Exercise task
Quote, verbatim, all material below, without pictures.

(Code that draws figures)
(begin)

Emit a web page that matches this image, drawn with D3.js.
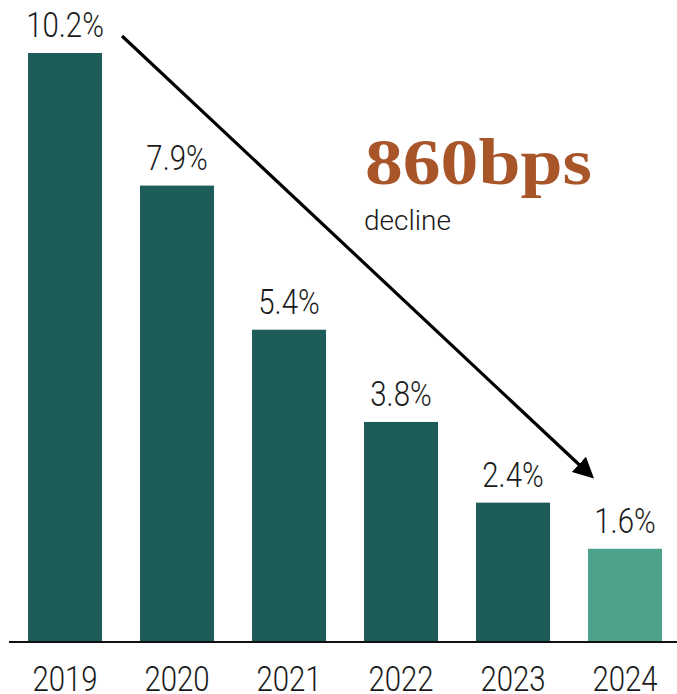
<!DOCTYPE html>
<html>
<head>
<meta charset="utf-8">
<script src="https://cdn.jsdelivr.net/npm/d3@7"></script>
<style>
  html, body { margin: 0; padding: 0; background: #fff; }
  svg { display: block; }
  text { font-family: "Roboto", "Open Sans", sans-serif; }
</style>
</head>
<body>
<svg id="chart" width="677" height="694"></svg>
<script>
// Yearly rate, percent
const years = ["2019", "2020", "2021", "2022", "2023", "2024"];
const rates = [10.2, 7.9, 5.4, 3.8, 2.4, 1.6];
const valueLabels = ["10.2%", "7.9%", "5.4%", "3.8%", "2.4%", "1.6%"];
const headline = "860bps";
const subline = "decline";

const labelSize = 35;
const labelSqueeze = 0.84; // narrow the light sans horizontally
const svg = d3.select("#chart");

const x = d3.scaleBand()
  .domain(years)
  .range([28, 662])
  .paddingInner(0.339)
  .paddingOuter(0);

const y = d3.scaleLinear()
  .domain([0, 10.2])
  .range([641, 53]);

const data = years.map((yr, i) => ({ year: yr, value: rates[i], label: valueLabels[i] }));
const cx = d => x(d.year) + x.bandwidth() / 2;

// Bars: latest year highlighted in a lighter green
svg.append("g").selectAll("rect")
  .data(data)
  .join("rect")
  .attr("x", d => x(d.year))
  .attr("y", d => y(d.value))
  .attr("width", x.bandwidth())
  .attr("height", d => y(0) - y(d.value))
  .attr("fill", (d, i) => i === data.length - 1 ? "#4da28c" : "#1e5c59");

// Value labels above bars
svg.append("g").selectAll("text")
  .data(data)
  .join("text")
  .attr("transform", d => `translate(${cx(d)},${y(d.value) - 16}) scale(${labelSqueeze},1)`)
  .attr("text-anchor", "middle")
  .attr("font-size", labelSize)
  .attr("font-weight", 300)
  .attr("fill", "#1a1a1a")
  .text(d => d.label);

// Year labels under the baseline
svg.append("g").selectAll("text")
  .data(x.domain())
  .join("text")
  .attr("transform", d => `translate(${x(d) + x.bandwidth() / 2},${y(0) + 50}) scale(${labelSqueeze},1)`)
  .attr("text-anchor", "middle")
  .attr("font-size", labelSize)
  .attr("font-weight", 300)
  .attr("fill", "#1a1a1a")
  .text(d => d);

svg.append("line")
  .attr("x1", 9).attr("x2", 677)
  .attr("y1", y(0) + 1).attr("y2", y(0) + 1)
  .attr("stroke", "#111")
  .attr("stroke-width", 2);

// Decline arrow from first to last year
const defs = svg.append("defs");
defs.append("marker")
  .attr("id", "arrowhead")
  .attr("viewBox", "0 0 10 10")
  .attr("refX", 8).attr("refY", 5)
  .attr("markerWidth", 6.5).attr("markerHeight", 6.5)
  .attr("markerUnits", "strokeWidth")
  .attr("orient", "auto")
  .append("path")
  .attr("d", "M0,0 L10,5 L0,10 Z")
  .attr("fill", "#000");

const first = data[0], last = data[data.length - 1];
svg.append("line")
  .attr("x1", x(first.year) + x.bandwidth() + 20)
  .attr("y1", y(first.value) - 17)
  .attr("x2", x(last.year) + x.bandwidth() / 2 - 34)
  .attr("y2", y(last.value) - 73)
  .attr("stroke", "#000")
  .attr("stroke-width", 3.2)
  .attr("marker-end", "url(#arrowhead)");

// Headline annotation
svg.append("text")
  .attr("x", 365)
  .attr("y", 184)
  .attr("font-size", 65)
  .attr("font-weight", 700)
  .attr("fill", "#a8552a")
  .attr("textLength", 227)
  .attr("lengthAdjust", "spacingAndGlyphs")
  .style("font-family", "'Liberation Serif', 'DejaVu Serif', serif")
  .text(headline);

svg.append("text")
  .attr("x", 364)
  .attr("y", 230)
  .attr("font-size", 28)
  .attr("font-weight", 300)
  .attr("fill", "#1a1a1a")
  .text(subline);
</script>
</body>
</html>
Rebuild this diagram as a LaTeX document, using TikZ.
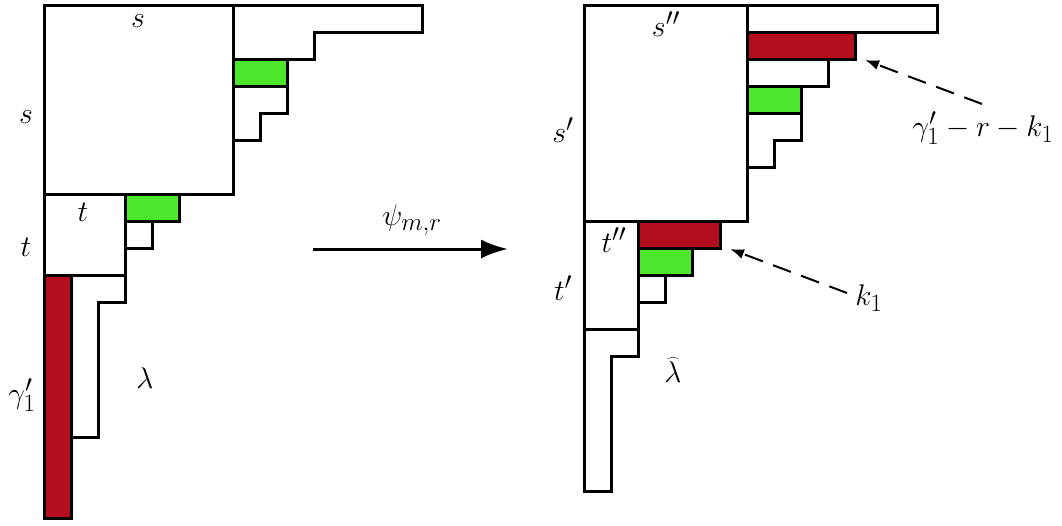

(end)

The output
Emit a web page that matches this image, drawn with D3.js.
<!DOCTYPE html>
<html>
<head>
<meta charset="utf-8">
<script src="https://cdn.jsdelivr.net/npm/d3@7"></script>
<style>
  html, body { margin: 0; padding: 0; background: #fff; }
  svg { display: block; }
  text { font-family: "Roboto", "Open Sans", sans-serif; }
</style>
</head>
<body>
<svg id="chart" width="677" height="694"></svg>
<script>
// Yearly rate, percent
const years = ["2019", "2020", "2021", "2022", "2023", "2024"];
const rates = [10.2, 7.9, 5.4, 3.8, 2.4, 1.6];
const valueLabels = ["10.2%", "7.9%", "5.4%", "3.8%", "2.4%", "1.6%"];
const headline = "860bps";
const subline = "decline";

const labelSize = 35;
const labelSqueeze = 0.84; // narrow the light sans horizontally
const svg = d3.select("#chart");

const x = d3.scaleBand()
  .domain(years)
  .range([28, 662])
  .paddingInner(0.339)
  .paddingOuter(0);

const y = d3.scaleLinear()
  .domain([0, 10.2])
  .range([641, 53]);

const data = years.map((yr, i) => ({ year: yr, value: rates[i], label: valueLabels[i] }));
const cx = d => x(d.year) + x.bandwidth() / 2;

// Bars: latest year highlighted in a lighter green
svg.append("g").selectAll("rect")
  .data(data)
  .join("rect")
  .attr("x", d => x(d.year))
  .attr("y", d => y(d.value))
  .attr("width", x.bandwidth())
  .attr("height", d => y(0) - y(d.value))
  .attr("fill", (d, i) => i === data.length - 1 ? "#4da28c" : "#1e5c59");

// Value labels above bars
svg.append("g").selectAll("text")
  .data(data)
  .join("text")
  .attr("transform", d => `translate(${cx(d)},${y(d.value) - 16}) scale(${labelSqueeze},1)`)
  .attr("text-anchor", "middle")
  .attr("font-size", labelSize)
  .attr("font-weight", 300)
  .attr("fill", "#1a1a1a")
  .text(d => d.label);

// Year labels under the baseline
svg.append("g").selectAll("text")
  .data(x.domain())
  .join("text")
  .attr("transform", d => `translate(${x(d) + x.bandwidth() / 2},${y(0) + 50}) scale(${labelSqueeze},1)`)
  .attr("text-anchor", "middle")
  .attr("font-size", labelSize)
  .attr("font-weight", 300)
  .attr("fill", "#1a1a1a")
  .text(d => d);

svg.append("line")
  .attr("x1", 9).attr("x2", 677)
  .attr("y1", y(0) + 1).attr("y2", y(0) + 1)
  .attr("stroke", "#111")
  .attr("stroke-width", 2);

// Decline arrow from first to last year
const defs = svg.append("defs");
defs.append("marker")
  .attr("id", "arrowhead")
  .attr("viewBox", "0 0 10 10")
  .attr("refX", 8).attr("refY", 5)
  .attr("markerWidth", 6.5).attr("markerHeight", 6.5)
  .attr("markerUnits", "strokeWidth")
  .attr("orient", "auto")
  .append("path")
  .attr("d", "M0,0 L10,5 L0,10 Z")
  .attr("fill", "#000");

const first = data[0], last = data[data.length - 1];
svg.append("line")
  .attr("x1", x(first.year) + x.bandwidth() + 20)
  .attr("y1", y(first.value) - 17)
  .attr("x2", x(last.year) + x.bandwidth() / 2 - 34)
  .attr("y2", y(last.value) - 73)
  .attr("stroke", "#000")
  .attr("stroke-width", 3.2)
  .attr("marker-end", "url(#arrowhead)");

// Headline annotation
svg.append("text")
  .attr("x", 365)
  .attr("y", 184)
  .attr("font-size", 65)
  .attr("font-weight", 700)
  .attr("fill", "#a8552a")
  .attr("textLength", 227)
  .attr("lengthAdjust", "spacingAndGlyphs")
  .style("font-family", "'Liberation Serif', 'DejaVu Serif', serif")
  .text(headline);

svg.append("text")
  .attr("x", 364)
  .attr("y", 230)
  .attr("font-size", 28)
  .attr("font-weight", 300)
  .attr("fill", "#1a1a1a")
  .text(subline);
</script>
</body>
</html>
Rebuild this diagram as a LaTeX document, using TikZ.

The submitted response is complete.